JKX Oil & Gas PLC plans to issue convertible bonds for $40 million
JKX Oil & Gas PLC (the "Company") announces that it intends to raise a minimum of U.S.$40 million through the issue of guaranteed unsubordinated convertible bonds due 2018 (the "Bonds"). The Bonds will be issued by a wholly owned subsidiary of the Company, JKX Oil & Gas (Jersey) Limited, and will be guaranteed by the Company.
The Company intends to raise U.S.$25.4 million by way of a firm placing of Bonds with institutional investors and any amounts in excess of that by way of a conditional placing of Bonds with institutional investors, subject to clawback in respect of valid applications made by qualifying shareholders under the open offer. The placings are conditional upon the satisfaction of a number of customary conditions.
The board of directors of the Company (the "Board") has concluded that the Company would benefit from raising additional funding to increase momentum in its development, appraisal and exploration programme, and for the upgrade of its facilities in Ukraine and Russia. The Board is satisfied that the amount being raised is appropriate for the requirements of the Company.
The rate of production for Q4 averaged more than 8,000 boepd, split between Ukraine and Russia in the ratio 2:1. Production from the Koshekhablskoye field in Russia is anticipated to rise in the first half of 2013 to the existing plant capacity of 40MMcfd. The Company also plans to fulfil its licence commitments at Koshekhablskoye to side-track and test an existing well to the deeper Callovian reservoir and to make further investment to increase the efficiency of the wells and production at this facility, which came on-stream Q2 2012.
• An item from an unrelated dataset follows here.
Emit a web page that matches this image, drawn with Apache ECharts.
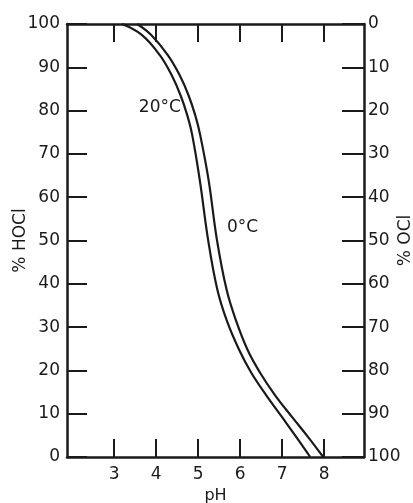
<!DOCTYPE html>
<html>
<head>
<meta charset="utf-8">
<script src="https://cdn.jsdelivr.net/npm/echarts@6/dist/echarts.min.js"></script>
<style>
  html, body { margin: 0; padding: 0; background: #fff; }
  #chart { width: 413px; height: 503px; }
</style>
</head>
<body>
<div id="chart"></div>
<script>
// pH 与 HOCl 百分比曲线
var phTicks = [3, 4, 5, 6, 7, 8];

// 两条曲线共用的 HOCl 百分比
var hoclPct = [100, 97.5, 92.8, 88.2, 83.6, 79.0, 74.4, 64.0, 50.1, 38.6, 31.6, 24.7, 19.4, 14.3, 9.2, 4.6, 0];

// 20°C 曲线
var ph20 = [3.19, 3.66, 4.09, 4.37, 4.58, 4.74, 4.86, 5.04, 5.24, 5.46, 5.68, 5.98, 6.27, 6.62, 7.00, 7.34, 7.67];

// 0°C 曲线
var ph0 = [3.55, 3.88, 4.28, 4.56, 4.77, 4.93, 5.05, 5.25, 5.45, 5.68, 5.90, 6.18, 6.48, 6.83, 7.24, 7.62, 7.98];

// 曲线标注
var labelNames = ['20°C', '0°C'];
var labelPh = [4.59, 5.69];
var labelPct = [80.6, 52.9];

var ink = '#1a1a1a';
var font = 'DejaVu Sans';

var chart = echarts.init(document.getElementById('chart'));

var xBase = {
    type: 'value',
    min: 1.88,
    max: 8.95,
    splitLine: { show: false },
    axisLine: { lineStyle: { color: ink, width: 2.5 } },
    axisTick: { inside: true, length: 18, customValues: phTicks, lineStyle: { color: ink, width: 2 } }
};

var option = {
    animation: false,
    grid: { left: 67, right: 49, top: 24, bottom: 46, outerBoundsMode: 'none', containLabel: false },
    xAxis: [
        Object.assign({}, xBase, {
            position: 'bottom',
            name: 'pH',
            nameLocation: 'middle',
            nameGap: 31,
            nameMoveOverlap: false,
            nameTextStyle: { color: ink, fontSize: 16, fontFamily: font },
            axisLabel: { customValues: phTicks, color: ink, fontSize: 17, fontFamily: font, margin: 9 }
        }),
        Object.assign({}, xBase, {
            position: 'top',
            axisLabel: { show: false }
        })
    ],
    yAxis: [
        {
            type: 'value',
            min: 0,
            max: 100,
            interval: 10,
            position: 'left',
            name: '% HOCl',
            nameLocation: 'middle',
            nameRotate: 90,
            nameGap: 38,
            nameMoveOverlap: false,
            nameTextStyle: { color: ink, fontSize: 17, fontFamily: font },
            splitLine: { show: false },
            axisLine: { show: true, lineStyle: { color: ink, width: 2.5 } },
            axisTick: { show: true, inside: true, length: 20, lineStyle: { color: ink, width: 2 } },
            axisLabel: { color: ink, fontSize: 17, fontFamily: font, margin: 7 }
        },
        {
            type: 'value',
            min: 0,
            max: 100,
            interval: 10,
            inverse: true,
            position: 'right',
            name: '% OCl',
            nameLocation: 'middle',
            nameRotate: 90,
            nameGap: 33,
            nameMoveOverlap: false,
            nameTextStyle: { color: ink, fontSize: 17, fontFamily: font },
            splitLine: { show: false },
            axisLine: { show: true, lineStyle: { color: ink, width: 2.5 } },
            axisTick: { show: true, inside: true, length: 22, lineStyle: { color: ink, width: 2 } },
            axisLabel: { color: ink, fontSize: 17, fontFamily: font, margin: 4 }
        }
    ],
    series: [
        {
            name: '20°C',
            type: 'line',
            smooth: 0.4,
            symbol: 'none',
            lineStyle: { color: ink, width: 2.2 },
            data: ph20.map((p, i) => [p, hoclPct[i]])
        },
        {
            name: '0°C',
            type: 'line',
            smooth: 0.4,
            symbol: 'none',
            lineStyle: { color: ink, width: 2.2 },
            data: ph0.map((p, i) => [p, hoclPct[i]])
        },
        {
            type: 'scatter',
            symbolSize: 0,
            silent: true,
            itemStyle: { opacity: 1 },
            data: labelNames.map((n, i) => ({
                name: n,
                value: [labelPh[i], labelPct[i]],
                label: { position: i === 0 ? 'left' : 'right' }
            })),
            label: {
                show: true,
                distance: 0,
                formatter: '{b}',
                color: ink,
                opacity: 1,
                fontSize: 17,
                fontFamily: font
            }
        }
    ]
};

chart.setOption(option);
</script>
</body>
</html>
A production increase in Ukraine is also anticipated in the second half of 2013, following implementation of a work programme that includes: initiation of the stand-alone development on the Elizavetovskoye licence where well data has indicated the potential for a material reserves upgrade; appraisal drilling on the Zaplavskoye licence following the successful exploration well in 2012; and fracking of the 1-km horizontal well in the Rudenkovskoye licence which may be followed by a further well on the licence in 2014.
The Board considers that these actions should result in additional improved financial performance, stability and opportunity for future growth.
The Bonds will be issued in principal amounts of U.S.$200,000 and will be issued at an issue price of 100 per cent. The Bonds will have an annual coupon of 8.00 per cent. per annum and a conversion price set at an initial premium of 25 per cent. above the volume weighted average price of the Ordinary Shares of the Company between launch and pricing (subject to a minimum initial reference price of 97 per cent. of the share price at launch of 75 pence per Ordinary Share). The Company will have the option, upon giving notice, to redeem the Bonds after four years, if the parity value on each of at least 20 dealing days in any period of 30 consecutive dealing days prior to the giving of such notice shall have equalled or exceeded 130 per cent. of a Bond in the principal amount of U.S.$200,000. The Bonds will mature in 2018 on the fifth anniversary of the issue. Further details on the terms and conditions of the Bonds will be set out in a circular which is expected to be despatched to shareholders shortly.
The Bonds will be convertible into either (i) fully paid Ordinary Shares in the Company or (ii) if the Company so elects, a cash alternative amount in sterling, as further described in the terms and conditions of the Bonds. The conversion price of the Bonds will be subject to standard convertible market anti-dilution adjustments.
It is intended that the Bonds will be listed on the Official List and admitted to trading on the Professional Securities Market of the London Stock Exchange before the first interest payment date under the Bonds.
It is intended that the Bonds will be conditionally placed through an accelerated bookbuild placement with institutional investors (outside the United States and certain other excluded jurisdictions) conducted by ISM Capital LLP, acting as sole bookrunner in connection with the offering.